Decidi simplificar a aparatação de alguns indícios. A
alegoria se dividiria no seguinte: objetos que portam significados diretamente
à constituição dos pecados/virtudes, onde
1. o fidalgo carrega um paje, que simula a condição de
tirania;
2. o onzeneiro carrega um bolsão, que simula a ganância e a
busca pelo dinheiro;
3. o sapateiro carrega um avental e formas da profissão
liberal, que simulam a burguesia;
4. o frade carrega uma moça, uma espada, um capacete e um
broquel, que simulam a corrupção do clero;
5. a alcoviteira carrega armários de mentir, coxins, furtos,
moças, joias e outros, que simulam a prostituição;
6. o judeu carrega um bode, animal característico que simula
o judaísmo;
7. o corregedor e o procurador carregam processos da Justiça
e livros, que simulam a burla da magistratura;
8. o enforcado carrega a corda no pescoço, que simula a
vileza terrena e o pecado.
Todos eles vão na barca destinada ao inferno. A porta de
entrada para a alegoria permitiria juntar as metáforas. Ou melhor: são as
metáforas que organizam a fisiologia da alegoria, fazendo eclodir a palavra na
sentença. A loucura dos vícios leva à bancarrota espiritual:
se eu me perder
na Nau Catarineta, eu vou, eu mato, eu morro e volto pra curtir (Macalé/Salomão).
A artificialização do
signum cria o meio para que a ligação apareça. O
jardim das delícias terrenas está fundado: ‘triunfo diabólico, falsa
felicidade’.
A metáfora continuada é exatamente o caso do
Auto.
Inclinando a paixão e deleitando os sentidos, ela consegue persuadir. O jargão
ciceroniano de “docere, delectare, movere” cabe como resumo:
nós ensinamos
um objeto que é belo pela simples circunstância de que quem o vê internalize e
passe a praticar sua vida de outro modo.
Vejamos, a partir disso, que o esforço de Vicente iria ser
totalizado quando a noção de barca da glória, tendo como guarda o anjo,
aparece. Somente o parvo e os quatro cavaleiros embarcam, ou são permitidos a
embarcar, na esteira do gozo eterno. Como desvios da danação, uma das
possibilidades semânticas do
Auto para esses dois emblemas é: os
cavaleiros, defensores do catolicismo, e o tolo, protótipo agostiniano da
humildade (e da ingenuidade do português pobre), fazem parte da figura da
contraposição.
Notemos que, na peça, o parvo não entra levando algo e os cavaleiros saem com a
cruz de Cristo. Esse ornato é moldado, no fim do texto, no dito do anjo:
“A justiça divinal
vos manda vir carregados
porque vades embarcados
nesse batel infernal.”
depois, os cruzados falam:
“Vigiai-vos, pecadores,
que, depois da sepultura,
neste rio está a ventura
de prazeres ou dolores!”
Gil Vicente distribui o binário pela seção cristã do
passado-futuro, que acrescenta um terceiro. Não sei exatamente como, mas a
história da arca de Noé, do Gênesis, é espelhada na substância
tipológico-escatológica que tem de comum com o
Auto: na primeira, ela
resgata; na segunda, substitui pelo polo negativo. Isso, azeitado, corresponde
a dois sentidos (para além do presente, que é
moral): um
tipológico
(não havia outro jeito, quer dizer, é um desígnio icônico), outro
anagógico
(profeticamente instaurado, isto é, a ser realizado). Assim, teremos em
resultado tanto o começo quanto o fim, tanto o nascimento quanto a morte.

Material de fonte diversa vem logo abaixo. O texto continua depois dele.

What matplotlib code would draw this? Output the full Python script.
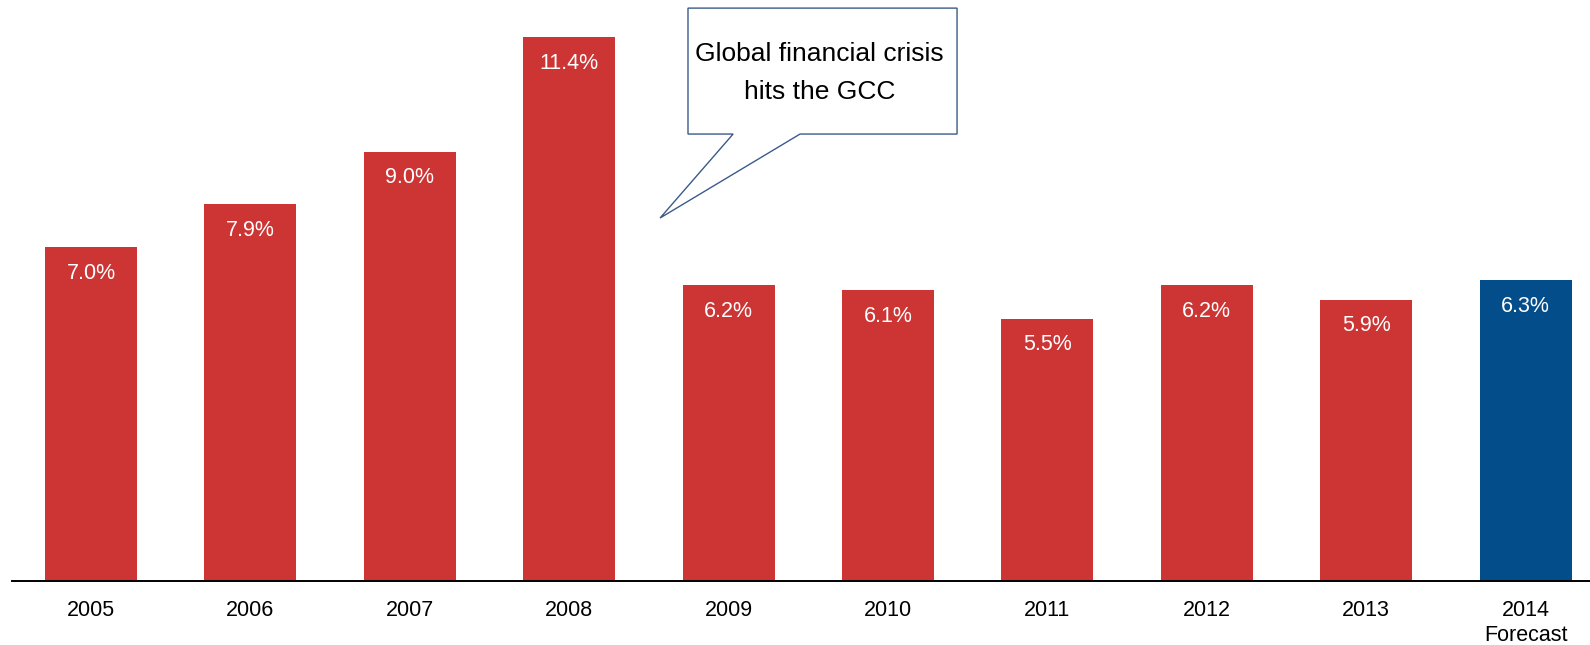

O desenvolvimento plástico da gramática vicentina repousa na
incessante afirmação de modelos. A atitude dantesca dos autos não é “espírito
da época”, e sim imitação estilística, discursivamente alinhada aos planos
políticos portugueses. Desse modo, o
Auto é uma propaganda que se
difunde contra os insensatos de maneira violenta, mas não menos engraçada,
claro.
O que podemos concluir? Mais ou menos isso: lembro a
patética do poeta alemão Hans Sachs que, em 1529, compôs versos que comparavam
a Fortuna à tempestade, fazendo mergulhar a âncora no mar para que, esperando,
ele ficasse calmo. A analogia que trago em relação a Gil Vicente parte do
princípio de que é enfrentando a maré revoltosa que um poeta ganha da revolta,
possivelmente transplantada na filiação maquiavélica da jurisdição. A bússola
indicada por Sachs não é mais que a
allegoria vicentina. Ela se comporta
na ação de ajudar o governo da cidade.